◆ **Instructions to follow**: Retype the opening lines of the listing below, ending with the line that contains "14, 15, 16];", and leave out any pictures.

(Plotting code records)
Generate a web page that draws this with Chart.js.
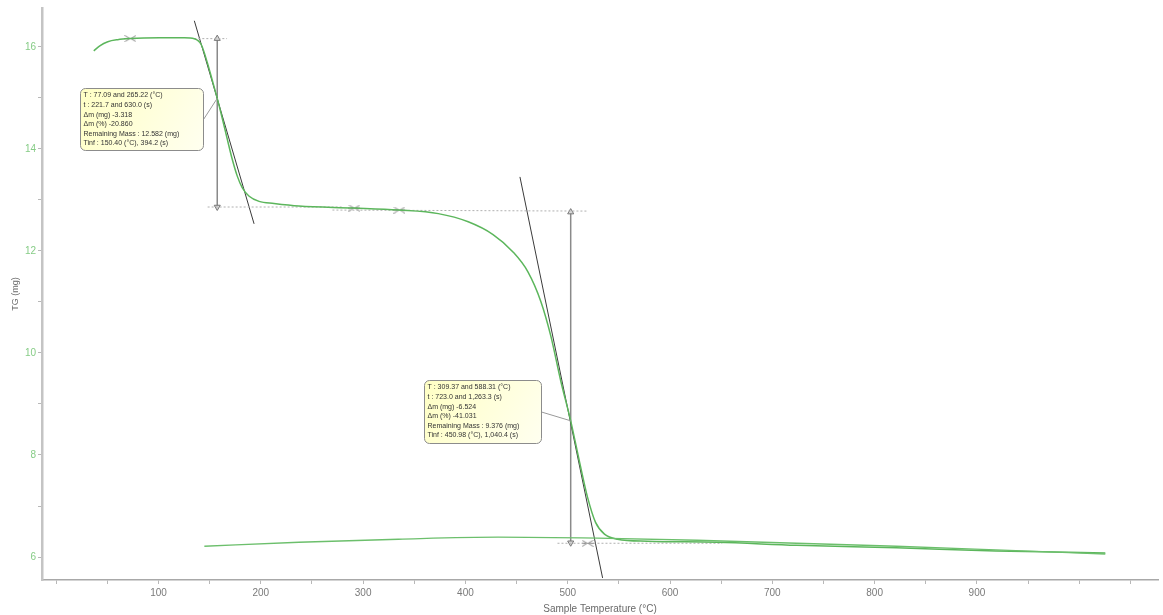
<!DOCTYPE html>
<html>
<head>
<meta charset="utf-8">
<script src="https://cdn.jsdelivr.net/npm/chart.js@4.4.1/dist/chart.umd.min.js"></script>
<style>
  html, body { margin: 0; padding: 0; background: #fff; }
  #grafico { display: block; }
</style>
</head>
<body>
<canvas id="grafico" width="1163" height="615"></canvas>
<script>
// curva TG (aquecimento)
const tempTG = [36.7, 42.6, 50.4, 60.1, 71.8, 101, 125.3, 135.0, 141.8, 147.7, 152.6, 157.4, 162.3, 167.2, 172.0, 176.9, 181.8, 188.6, 198.3, 212.9,
  237.2, 290.8, 334.5, 373.5, 402.7, 427.0, 446.5, 461.1, 473.7, 483.5, 493.2, 502.9, 511.7, 519.4, 527.2, 535.9, 548.6, 577.8, 645.9, 723.8, 821.2, 918.5, 1025.5];
const massaTG = [15.92, 16.02, 16.10, 16.14, 16.16, 16.175, 16.175, 16.156, 16.04, 15.69, 15.34, 14.99, 14.60, 14.19, 13.80, 13.47, 13.24, 13.07, 12.97, 12.93,
  12.88, 12.84, 12.80, 12.73, 12.57, 12.32, 11.98, 11.59, 11.01, 10.33, 9.45, 8.67, 7.85, 7.17, 6.68, 6.45, 6.35, 6.31, 6.29, 6.23, 6.18, 6.12, 6.08];

// curva de resfriamento (linha de baixo)
const tempResf = [144.8, 237.2, 334.5, 431.9, 529.2, 626.5, 723.8, 821.2, 918.5, 1025.5];
const massaResf = [6.21, 6.29, 6.35, 6.39, 6.37, 6.33, 6.27, 6.21, 6.14, 6.06];

// tangentes
const tangente1T = [135.0, 193.4];
const tangente1M = [16.51, 12.53];
const tangente2T = [453.3, 534.1];
const tangente2M = [13.45, 5.59];

// linhas de referencia pontilhadas
const refTopoT = [135, 167];
const refTopoM = [16.16, 16.16];
const refMeio1T = [148, 280];
const refMeio1M = [12.86, 12.86];
const refMeio2T = [270, 520];
const refMeio2M = [12.80, 12.78];
const refBaseT = [490, 651];
const refBaseM = [6.27, 6.27];

// setas de delta m
const seta1T = [157.4, 157.4];
const seta1M = [16.16, 12.86];
const seta2T = [502.9, 502.9];
const seta2M = [12.76, 6.28];

// cursores
const cursorT = [72.5, 291.5, 335.5, 519.4];
const cursorM = [16.16, 12.84, 12.80, 6.27];

// eixos
const ticksX = [0, 50, 100, 150, 200, 250, 300, 350, 400, 450, 500, 550, 600, 650, 700, 750, 800, 850, 900, 950, 1000, 1050];
const ticksY = [6, 7, 8, 9, 10, 11, 12, 13, 14, 15, 16];

// textos das caixas
const textoCaixa1 = [
  'T : 77.09 and 265.22 (°C)',
  't : 221.7 and 630.0 (s)',
  'Δm (mg) -3.318',
  'Δm (%) -20.860',
  'Remaining Mass : 12.582 (mg)',
  'Tinf : 150.40 (°C), 394.2 (s)'
];
const textoCaixa2 = [
  'T : 309.37 and 588.31 (°C)',
  't : 723.0 and 1,263.3 (s)',
  'Δm (mg) -6.524',
  'Δm (%) -41.031',
  'Remaining Mass : 9.376 (mg)',
  'Tinf : 450.98 (°C), 1,040.4 (s)'
];

const fonte = '"Liberation Sans", Arial, sans-serif';
const pts = (ts, ms) => ts.map((t, i) => ({ x: t, y: ms[i] }));

// caixas de anotacao (posicao em coordenadas do grafico)
const notas = [
  { t: 23.1, m: 15.2, w: 123, h: 62, alvoT: 157.4, alvoM: 14.99, linhas: textoCaixa1 },
  { t: 359.9, m: 9.47, w: 117, h: 63, alvoT: 502.9, alvoM: 8.67, linhas: textoCaixa2 }
];

// desenho do cursor "><"
const cursorImg = document.createElement('canvas');
cursorImg.width = 12; cursorImg.height = 7;
(() => {
  const c = cursorImg.getContext('2d');
  c.strokeStyle = '#8a8a8a';
  c.lineWidth = 1;
  c.beginPath();
  c.moveTo(0.5, 0.5); c.lineTo(5.5, 3.5); c.lineTo(0.5, 6.5);
  c.moveTo(11.5, 0.5); c.lineTo(6.5, 3.5); c.lineTo(11.5, 6.5);
  c.moveTo(0, 3.5); c.lineTo(12, 3.5);
  c.stroke();
})();

const caixas = {
  id: 'caixas',
  afterDatasetsDraw(chart) {
    const { ctx, scales: { x, y } } = chart;
    notas.forEach(n => {
      const bx = Math.round(x.getPixelForValue(n.t)) + 0.5;
      const by = Math.round(y.getPixelForValue(n.m)) + 0.5;
      const ax = x.getPixelForValue(n.alvoT);
      const ay = y.getPixelForValue(n.alvoM);
      ctx.save();
      ctx.strokeStyle = '#9a9a9a';
      ctx.lineWidth = 1;
      ctx.beginPath();
      ctx.moveTo(bx + n.w, by + n.h / 2);
      ctx.lineTo(ax, ay);
      ctx.stroke();

      const grad = ctx.createLinearGradient(bx, by, bx + n.w, by + n.h);
      grad.addColorStop(0, '#ffffc4');
      grad.addColorStop(1, '#fffff0');
      ctx.fillStyle = grad;
      ctx.strokeStyle = '#8c8c8c';
      ctx.beginPath();
      ctx.roundRect(bx, by, n.w, n.h, 5);
      ctx.fill();
      ctx.stroke();

      ctx.fillStyle = '#333';
      ctx.font = '7px ' + fonte;
      ctx.textBaseline = 'middle';
      n.linhas.forEach((l, i) => {
        ctx.fillText(l, bx + 3, by + 7 + i * 9.6);
      });
      ctx.restore();
    });
  }
};

const ctx = document.getElementById('grafico').getContext('2d');

window.grafico = new Chart(ctx, {
  type: 'line',
  data: {
    datasets: [
      { data: pts(tempResf, massaResf), borderColor: '#6cbf6c', borderWidth: 1.4, pointRadius: 0, cubicInterpolationMode: 'monotone' },
      { data: pts(tempTG, massaTG), borderColor: '#5cb65c', borderWidth: 1.5, pointRadius: 0, cubicInterpolationMode: 'monotone' },
      { data: pts(refTopoT, refTopoM), borderColor: '#b0b0b0', borderWidth: 1, borderDash: [2, 2], pointRadius: 0 },
      { data: pts(refMeio1T, refMeio1M), borderColor: '#b0b0b0', borderWidth: 1, borderDash: [2, 2], pointRadius: 0 },
      { data: pts(refMeio2T, refMeio2M), borderColor: '#b0b0b0', borderWidth: 1, borderDash: [2, 2], pointRadius: 0 },
      { data: pts(refBaseT, refBaseM), borderColor: '#b0b0b0', borderWidth: 1, borderDash: [2, 2], pointRadius: 0 },
      { data: pts(tangente1T, tangente1M), borderColor: '#3a3a3a', borderWidth: 1, pointRadius: 0 },
      { data: pts(tangente2T, tangente2M), borderColor: '#3a3a3a', borderWidth: 1, pointRadius: 0 },
      { data: pts(seta1T, seta1M), borderColor: '#8a8a8a', borderWidth: 1.5, pointStyle: 'triangle', pointRotation: [0, 180], pointRadius: 3.5, pointBackgroundColor: '#d8d8d8', pointBorderColor: '#777', pointBorderWidth: 1 },
      { data: pts(seta2T, seta2M), borderColor: '#8a8a8a', borderWidth: 1.5, pointStyle: 'triangle', pointRotation: [0, 180], pointRadius: 3.5, pointBackgroundColor: '#d8d8d8', pointBorderColor: '#777', pointBorderWidth: 1 },
      { data: pts(cursorT, cursorM), showLine: false, pointStyle: cursorImg, pointRadius: 4 }
    ]
  },
  options: {
    responsive: false,
    animation: false,
    devicePixelRatio: 1,
    layout: { padding: { top: 5, right: 0, left: 0, bottom: 0 } },
    plugins: { legend: { display: false }, tooltip: { enabled: false } },
    scales: {
      x: {
        type: 'linear',
        min: -13.9,
        max: 1077,
        afterBuildTicks: s => { s.ticks = ticksX.map(v => ({ value: v })); },
        afterFit: s => { s.height = 35; },
        ticks: {
          autoSkip: false, maxRotation: 0, padding: 3,
          color: '#7a7a7a', font: { size: 10, family: fonte },
          callback: v => (v % 100 === 0 && v > 0 && v < 1000) ? v : ''
        },
        grid: { drawOnChartArea: false, color: '#b8b8b8', tickLength: 4 },
        border: { color: '#a8a8a8', width: 1.5 },
        title: { display: true, text: 'Sample Temperature (°C)', color: '#6a6a6a', font: { size: 10, family: fonte }, padding: { top: 0, bottom: 0 } }
      },
      y: {
        min: 5.55,
        max: 16.76,
        afterBuildTicks: s => { s.ticks = ticksY.map(v => ({ value: v })); },
        afterFit: s => { s.width = 42; },
        ticks: {
          autoSkip: false, padding: 2,
          color: '#86cc86', font: { size: 10, family: fonte },
          callback: v => v % 2 === 0 ? v : ''
        },
        grid: { drawOnChartArea: false, color: '#b8b8b8', tickLength: 4 },
        border: { color: '#c4c4c4', width: 2.5 },
        title: { display: true, text: 'TG (mg)', color: '#6a6a6a', font: { size: 9, family: fonte }, padding: { top: 10, bottom: 0 } }
      }
    }
  },
  plugins: [caixas]
});
</script>
</body>
</html>
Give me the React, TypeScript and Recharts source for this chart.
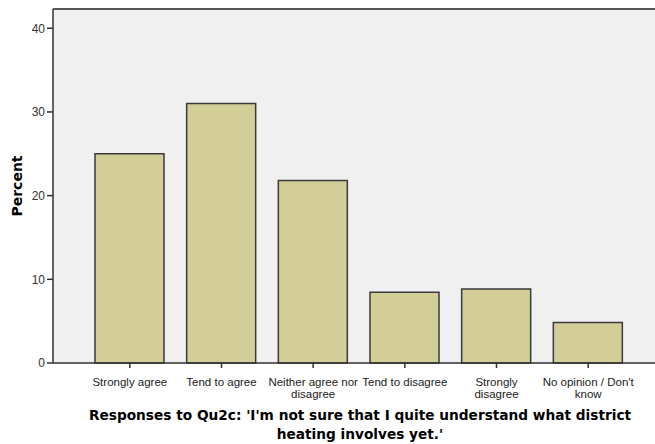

◆ **Written solution**:
Generate a web page that draws this with Chart.js.
<!DOCTYPE html>
<html>
<head>
<meta charset="utf-8">
<script src="https://cdn.jsdelivr.net/npm/chart.js@4.4.1/dist/chart.umd.min.js"></script>
<style>
  html, body { margin: 0; padding: 0; background: #fff; }
  #grafico { display: block; }
</style>
</head>
<body>
<canvas id="grafico" width="1163" height="615"></canvas>
<script>
// curva TG (aquecimento)
const tempTG = [36.7, 42.6, 50.4, 60.1, 71.8, 101, 125.3, 135.0, 141.8, 147.7, 152.6, 157.4, 162.3, 167.2, 172.0, 176.9, 181.8, 188.6, 198.3, 212.9,
  237.2, 290.8, 334.5, 373.5, 402.7, 427.0, 446.5, 461.1, 473.7, 483.5, 493.2, 502.9, 511.7, 519.4, 527.2, 535.9, 548.6, 577.8, 645.9, 723.8, 821.2, 918.5, 1025.5];
const massaTG = [15.92, 16.02, 16.10, 16.14, 16.16, 16.175, 16.175, 16.156, 16.04, 15.69, 15.34, 14.99, 14.60, 14.19, 13.80, 13.47, 13.24, 13.07, 12.97, 12.93,
  12.88, 12.84, 12.80, 12.73, 12.57, 12.32, 11.98, 11.59, 11.01, 10.33, 9.45, 8.67, 7.85, 7.17, 6.68, 6.45, 6.35, 6.31, 6.29, 6.23, 6.18, 6.12, 6.08];

// curva de resfriamento (linha de baixo)
const tempResf = [144.8, 237.2, 334.5, 431.9, 529.2, 626.5, 723.8, 821.2, 918.5, 1025.5];
const massaResf = [6.21, 6.29, 6.35, 6.39, 6.37, 6.33, 6.27, 6.21, 6.14, 6.06];

// tangentes
const tangente1T = [135.0, 193.4];
const tangente1M = [16.51, 12.53];
const tangente2T = [453.3, 534.1];
const tangente2M = [13.45, 5.59];

// linhas de referencia pontilhadas
const refTopoT = [135, 167];
const refTopoM = [16.16, 16.16];
const refMeio1T = [148, 280];
const refMeio1M = [12.86, 12.86];
const refMeio2T = [270, 520];
const refMeio2M = [12.80, 12.78];
const refBaseT = [490, 651];
const refBaseM = [6.27, 6.27];

// setas de delta m
const seta1T = [157.4, 157.4];
const seta1M = [16.16, 12.86];
const seta2T = [502.9, 502.9];
const seta2M = [12.76, 6.28];

// cursores
const cursorT = [72.5, 291.5, 335.5, 519.4];
const cursorM = [16.16, 12.84, 12.80, 6.27];

// eixos
const ticksX = [0, 50, 100, 150, 200, 250, 300, 350, 400, 450, 500, 550, 600, 650, 700, 750, 800, 850, 900, 950, 1000, 1050];
const ticksY = [6, 7, 8, 9, 10, 11, 12, 13, 14, 15, 16];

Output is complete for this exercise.